El cristianismo no ofrece respuestas técnicas a la inteligencia artificial, pero sí principios sólidos: respeto a la dignidad humana, cuidado del más débil, responsabilidad por los actos y sentido de trascendencia. Estos valores son el punto de partida indispensable para orientar el desarrollo tecnológico sin que nos deshumanice.
Parece ser que la mejor opción es que vayamos hacia un consenso responsable, lo que no significa que debamos imponer una moral confesional en sociedades donde la libertad de culto y credo debe estar garantizada. Significa reconocer que, si queremos sobrevivir a la revolución de la IA sin perder lo que nos hace humanos, necesitamos un núcleo de valores compartidos. Y ese núcleo, en Occidente, se encuentra en la tradición cristiana, abierta al diálogo con otras corrientes, pero firme en su defensa de la dignidad y la libertad.

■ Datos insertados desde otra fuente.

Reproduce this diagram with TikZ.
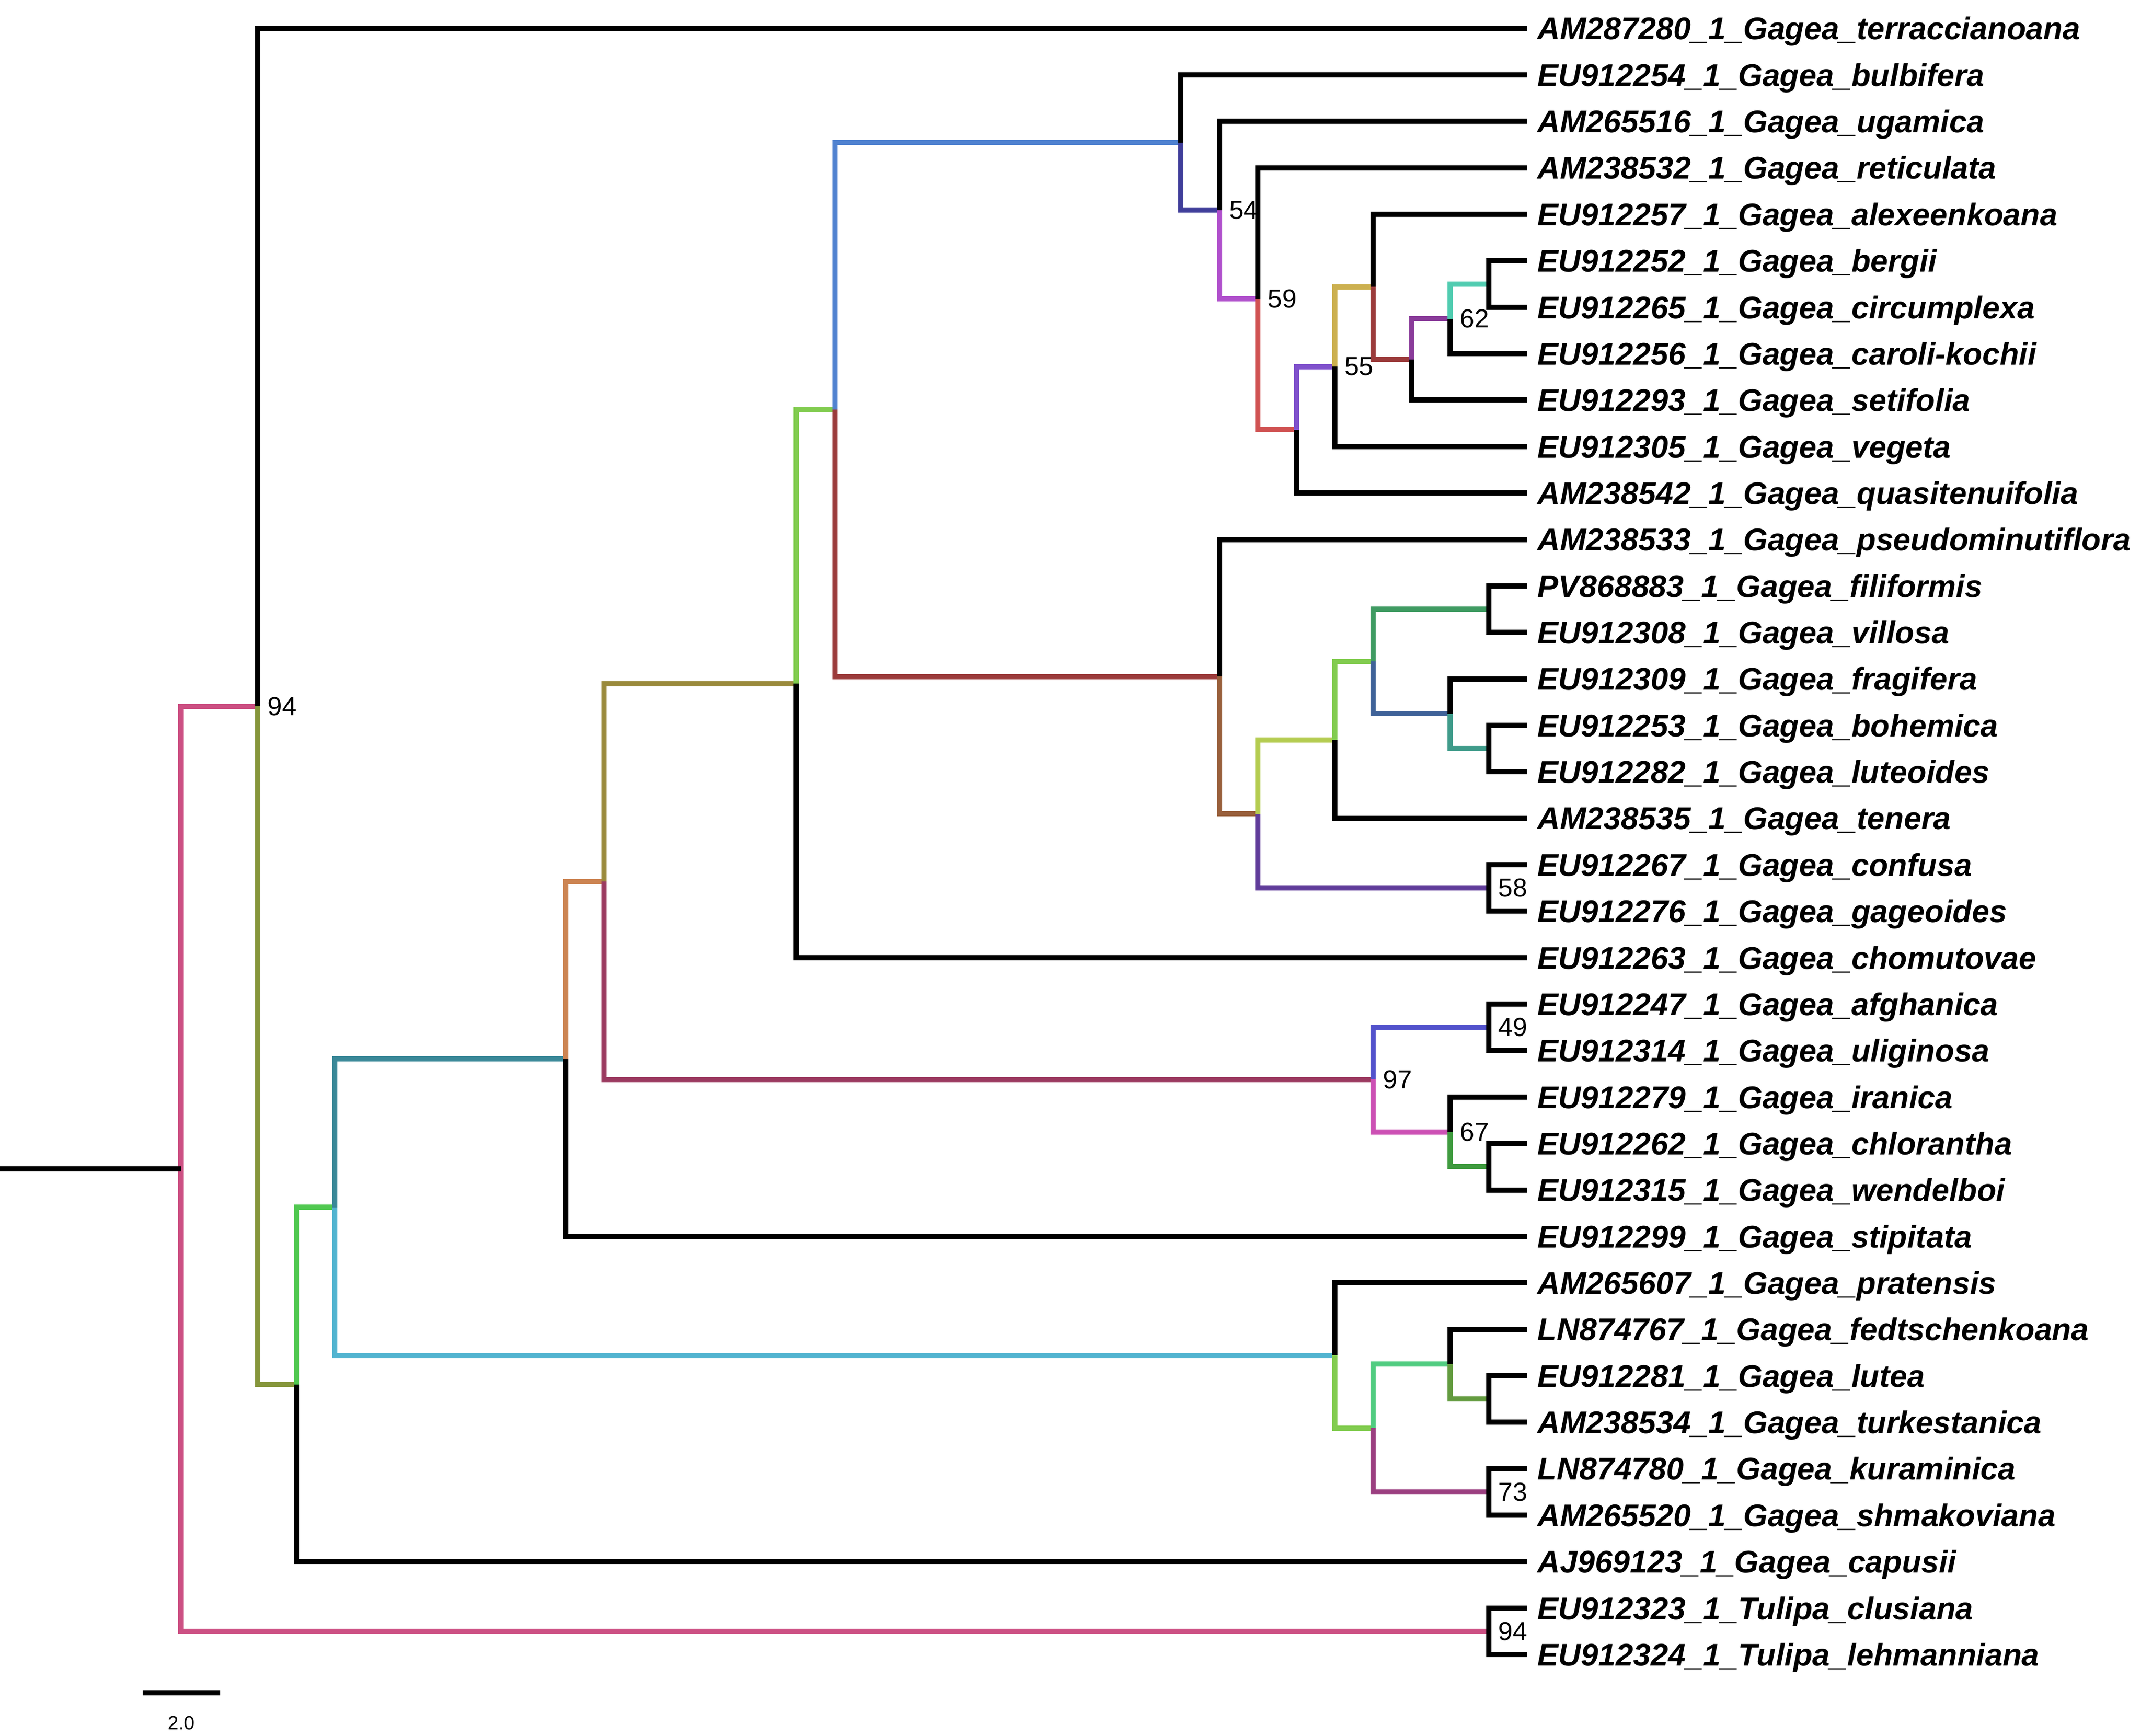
\documentclass[tikz,border=0pt]{standalone}
\usepackage{fontspec}
\setmainfont{Liberation Sans}
\definecolor{cR}{HTML}{CC5083}
\definecolor{cA}{HTML}{86963C}
\definecolor{cB}{HTML}{50C850}
\definecolor{cC}{HTML}{3A8898}
\definecolor{cD}{HTML}{52B4D0}
\definecolor{cE}{HTML}{CC8452}
\definecolor{cF}{HTML}{9A8A3C}
\definecolor{cG}{HTML}{9B3A60}
\definecolor{cH}{HTML}{82CC50}
\definecolor{cI}{HTML}{5082D0}
\definecolor{cJ}{HTML}{9B3B3B}
\definecolor{cK}{HTML}{403E9A}
\definecolor{cL}{HTML}{B050CC}
\definecolor{cM}{HTML}{D05252}
\definecolor{cN}{HTML}{8052CC}
\definecolor{cO}{HTML}{CCB050}
\definecolor{cP}{HTML}{9B3B3B}
\definecolor{cQ}{HTML}{8A3C9A}
\definecolor{cS}{HTML}{50CCB0}
\definecolor{cU}{HTML}{99603C}
\definecolor{cV}{HTML}{B4CC50}
\definecolor{cW}{HTML}{603C9A}
\definecolor{cX}{HTML}{82CC50}
\definecolor{cY}{HTML}{3F9B62}
\definecolor{cZ}{HTML}{3F6298}
\definecolor{cAA}{HTML}{3F9B8A}
\definecolor{cBB}{HTML}{5252CC}
\definecolor{cCC}{HTML}{CC50B4}
\definecolor{cDD}{HTML}{3F9B3F}
\definecolor{cEE}{HTML}{82CC50}
\definecolor{cFF}{HTML}{50CC80}
\definecolor{cGG}{HTML}{9B3F80}
\definecolor{cHH}{HTML}{639B3F}
\begin{document}
\begin{tikzpicture}[x=1pt,y=-1pt,
  br/.style={line width=3.8pt},
  tiplab/.style={anchor=base west, inner sep=0pt, font=\fontsize{22.9}{27}\selectfont\bfseries\itshape, xshift=7.4pt, yshift=-8.2pt},
  boot/.style={anchor=west, inner sep=0pt, font=\fontsize{19}{22}\selectfont, xshift=7pt}]
\useasboundingbox (0,0) rectangle (1562,1266.6);
\begin{scope}[shift={(132,20.7)}, x=28.06pt, y=-33.9pt]
% tips
\foreach \i in {0,...,35} {\coordinate (t\i) at (35,\i);}
% internal nodes
\coordinate (r0) at (-4.704,24.546516);
\coordinate (R) at (0,24.546516);
\coordinate (T) at (34,34.5);
\coordinate (N94) at (2,14.593033);
\coordinate (A) at (3,29.186066);
\coordinate (B) at (4,25.372131);
\coordinate (C) at (10,22.181763);
\coordinate (D) at (30,28.5625);
\coordinate (E) at (11,18.363525);
\coordinate (F) at (16,14.102051);
\coordinate (G) at (31,22.625);
\coordinate (H) at (17,8.204102);
\coordinate (I) at (26,2.455078);
\coordinate (J) at (27,13.953125);
\coordinate (K) at (27,3.910156);
\coordinate (L) at (28,5.820313);
\coordinate (M) at (29,8.640625);
\coordinate (N) at (30,7.28125);
\coordinate (O) at (31,5.5625);
\coordinate (P) at (32,7.125);
\coordinate (Q) at (33,6.25);
\coordinate (S) at (34,5.5);
\coordinate (U) at (28,16.90625);
\coordinate (V) at (30,15.3125);
\coordinate (W) at (34,18.5);
\coordinate (X) at (31,13.625);
\coordinate (Y) at (34,12.5);
\coordinate (Z) at (33,14.75);
\coordinate (AA) at (34,15.5);
\coordinate (BB) at (34,21.5);
\coordinate (CC) at (33,23.75);
\coordinate (DD) at (34,24.5);
\coordinate (EE) at (31,30.125);
\coordinate (FF) at (33,28.75);
\coordinate (GG) at (34,31.5);
\coordinate (HH) at (34,29.5);
% coloured branches
\draw[br,cR] (R) |- (N94);  \draw[br,cR] (R) |- (T);
\draw[br,cA] (N94) |- (A);
\draw[br,cB] (A) |- (B);
\draw[br,cC] (B) |- (C);    \draw[br,cD] (B) |- (D);
\draw[br,cE] (C) |- (E);
\draw[br,cF] (E) |- (F);    \draw[br,cG] (E) |- (G);
\draw[br,cH] (F) |- (H);
\draw[br,cI] (H) |- (I);    \draw[br,cJ] (H) |- (J);
\draw[br,cK] (I) |- (K);
\draw[br,cL] (K) |- (L);
\draw[br,cM] (L) |- (M);
\draw[br,cN] (M) |- (N);
\draw[br,cO] (N) |- (O);
\draw[br,cP] (O) |- (P);
\draw[br,cQ] (P) |- (Q);
\draw[br,cS] (Q) |- (S);
\draw[br,cU] (J) |- (U);
\draw[br,cV] (U) |- (V);    \draw[br,cW] (U) |- (W);
\draw[br,cX] (V) |- (X);
\draw[br,cY] (X) |- (Y);    \draw[br,cZ] (X) |- (Z);
\draw[br,cAA] (Z) |- (AA);
\draw[br,cBB] (G) |- (BB);  \draw[br,cCC] (G) |- (CC);
\draw[br,cDD] (CC) |- (DD);
\draw[br,cEE] (D) |- (EE);
\draw[br,cFF] (EE) |- (FF); \draw[br,cGG] (EE) |- (GG);
\draw[br,cHH] (FF) |- (HH);
% black branches to tips
\draw[br,black] (r0) -- (R);
\draw[br,black] (N94) |- (t0);
\draw[br,black] (I) |- (t1);
\draw[br,black] (K) |- (t2);
\draw[br,black] (L) |- (t3);
\draw[br,black] (O) |- (t4);
\draw[br,black] (S) |- (t5);   \draw[br,black] (S) |- (t6);
\draw[br,black] (Q) |- (t7);
\draw[br,black] (P) |- (t8);
\draw[br,black] (N) |- (t9);
\draw[br,black] (M) |- (t10);
\draw[br,black] (J) |- (t11);
\draw[br,black] (Y) |- (t12);  \draw[br,black] (Y) |- (t13);
\draw[br,black] (Z) |- (t14);
\draw[br,black] (AA) |- (t15); \draw[br,black] (AA) |- (t16);
\draw[br,black] (V) |- (t17);
\draw[br,black] (W) |- (t18);  \draw[br,black] (W) |- (t19);
\draw[br,black] (F) |- (t20);
\draw[br,black] (BB) |- (t21); \draw[br,black] (BB) |- (t22);
\draw[br,black] (CC) |- (t23);
\draw[br,black] (DD) |- (t24); \draw[br,black] (DD) |- (t25);
\draw[br,black] (C) |- (t26);
\draw[br,black] (D) |- (t27);
\draw[br,black] (FF) |- (t28);
\draw[br,black] (HH) |- (t29); \draw[br,black] (HH) |- (t30);
\draw[br,black] (GG) |- (t31); \draw[br,black] (GG) |- (t32);
\draw[br,black] (A) |- (t33);
\draw[br,black] (T) |- (t34);  \draw[br,black] (T) |- (t35);
% bootstrap values
\node[boot] (bN94) at (N94) {94};
\node[boot] (bK) at (K) {54};
\node[boot] (bL) at (L) {59};
\node[boot] (bN) at (N) {55};
\node[boot] (bQ) at (Q) {62};
\node[boot] (bW) at (W) {58};
\node[boot] (bG) at (G) {97};
\node[boot] (bBB) at (BB) {49};
\node[boot] (bCC) at (CC) {67};
\node[boot] (bGG) at (GG) {73};
\node[boot] (bT) at (T) {94};
% tip labels
\node[tiplab] (l0) at (t0) {AM287280\_1\_Gagea\_terraccianoana};
\node[tiplab] (l1) at (t1) {EU912254\_1\_Gagea\_bulbifera};
\node[tiplab] (l2) at (t2) {AM265516\_1\_Gagea\_ugamica};
\node[tiplab] (l3) at (t3) {AM238532\_1\_Gagea\_reticulata};
\node[tiplab] (l4) at (t4) {EU912257\_1\_Gagea\_alexeenkoana};
\node[tiplab] (l5) at (t5) {EU912252\_1\_Gagea\_bergii};
\node[tiplab] (l6) at (t6) {EU912265\_1\_Gagea\_circumplexa};
\node[tiplab] (l7) at (t7) {EU912256\_1\_Gagea\_caroli-kochii};
\node[tiplab] (l8) at (t8) {EU912293\_1\_Gagea\_setifolia};
\node[tiplab] (l9) at (t9) {EU912305\_1\_Gagea\_vegeta};
\node[tiplab] (l10) at (t10) {AM238542\_1\_Gagea\_quasitenuifolia};
\node[tiplab] (l11) at (t11) {AM238533\_1\_Gagea\_pseudominutiflora};
\node[tiplab] (l12) at (t12) {PV868883\_1\_Gagea\_filiformis};
\node[tiplab] (l13) at (t13) {EU912308\_1\_Gagea\_villosa};
\node[tiplab] (l14) at (t14) {EU912309\_1\_Gagea\_fragifera};
\node[tiplab] (l15) at (t15) {EU912253\_1\_Gagea\_bohemica};
\node[tiplab] (l16) at (t16) {EU912282\_1\_Gagea\_luteoides};
\node[tiplab] (l17) at (t17) {AM238535\_1\_Gagea\_tenera};
\node[tiplab] (l18) at (t18) {EU912267\_1\_Gagea\_confusa};
\node[tiplab] (l19) at (t19) {EU912276\_1\_Gagea\_gageoides};
\node[tiplab] (l20) at (t20) {EU912263\_1\_Gagea\_chomutovae};
\node[tiplab] (l21) at (t21) {EU912247\_1\_Gagea\_afghanica};
\node[tiplab] (l22) at (t22) {EU912314\_1\_Gagea\_uliginosa};
\node[tiplab] (l23) at (t23) {EU912279\_1\_Gagea\_iranica};
\node[tiplab] (l24) at (t24) {EU912262\_1\_Gagea\_chlorantha};
\node[tiplab] (l25) at (t25) {EU912315\_1\_Gagea\_wendelboi};
\node[tiplab] (l26) at (t26) {EU912299\_1\_Gagea\_stipitata};
\node[tiplab] (l27) at (t27) {AM265607\_1\_Gagea\_pratensis};
\node[tiplab] (l28) at (t28) {LN874767\_1\_Gagea\_fedtschenkoana};
\node[tiplab] (l29) at (t29) {EU912281\_1\_Gagea\_lutea};
\node[tiplab] (l30) at (t30) {AM238534\_1\_Gagea\_turkestanica};
\node[tiplab] (l31) at (t31) {LN874780\_1\_Gagea\_kuraminica};
\node[tiplab] (l32) at (t32) {AM265520\_1\_Gagea\_shmakoviana};
\node[tiplab] (l33) at (t33) {AJ969123\_1\_Gagea\_capusii};
\node[tiplab] (l34) at (t34) {EU912323\_1\_Tulipa\_clusiana};
\node[tiplab] (l35) at (t35) {EU912324\_1\_Tulipa\_lehmanniana};
\end{scope}
% scale bar
\coordinate (sb1) at (104.2,1235);
\coordinate (sb2) at (160.5,1235);
\draw[line width=3.6pt] (sb1) -- (sb2);
\node[inner sep=0pt, font=\fontsize{14}{16}\selectfont] (sbl) at (132.4,1257) {2.0};
\end{tikzpicture}
\end{document}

Hay buenas noticias, por supuesto, el mismo Sam Altman intuye correctamente que necesitamos una moral común, aunque yerra al creer que puede surgir espontáneamente de las interacciones algorítmicas. La moral no se programa: se vive, se hereda y se construye en comunidad. Si no afirmamos un marco sólido, la IA terminará reflejando lo peor de nosotros, amplificado por su poder. Tampoco es justo traspasarle dicha responsabilidad a alguien que solo ha mostrado credenciales tecnológicas.
En conclusión, la urgencia de nuestro tiempo no es inventar una moral digital, sino recuperar y actualizar un fundamento común que oriente a la tecnología al servicio del ser humano. La IA puede ser una herramienta extraordinaria, pero nunca un juez moral. Si le entregamos esa autoridad, perderemos lo más valioso: la capacidad de decidir libremente lo que es bueno, verdadero y justo.
El futuro de la humanidad dependerá, más que de la IA, de nuestra decisión colectiva de sostener esa moral común. Y esa decisión no puede dejarse a Silicon Valley u otro núcleo tecnológico, sino que debe brotar de lo mejor de nuestra tradición, que sigue viva y vigente: la herencia cristiana.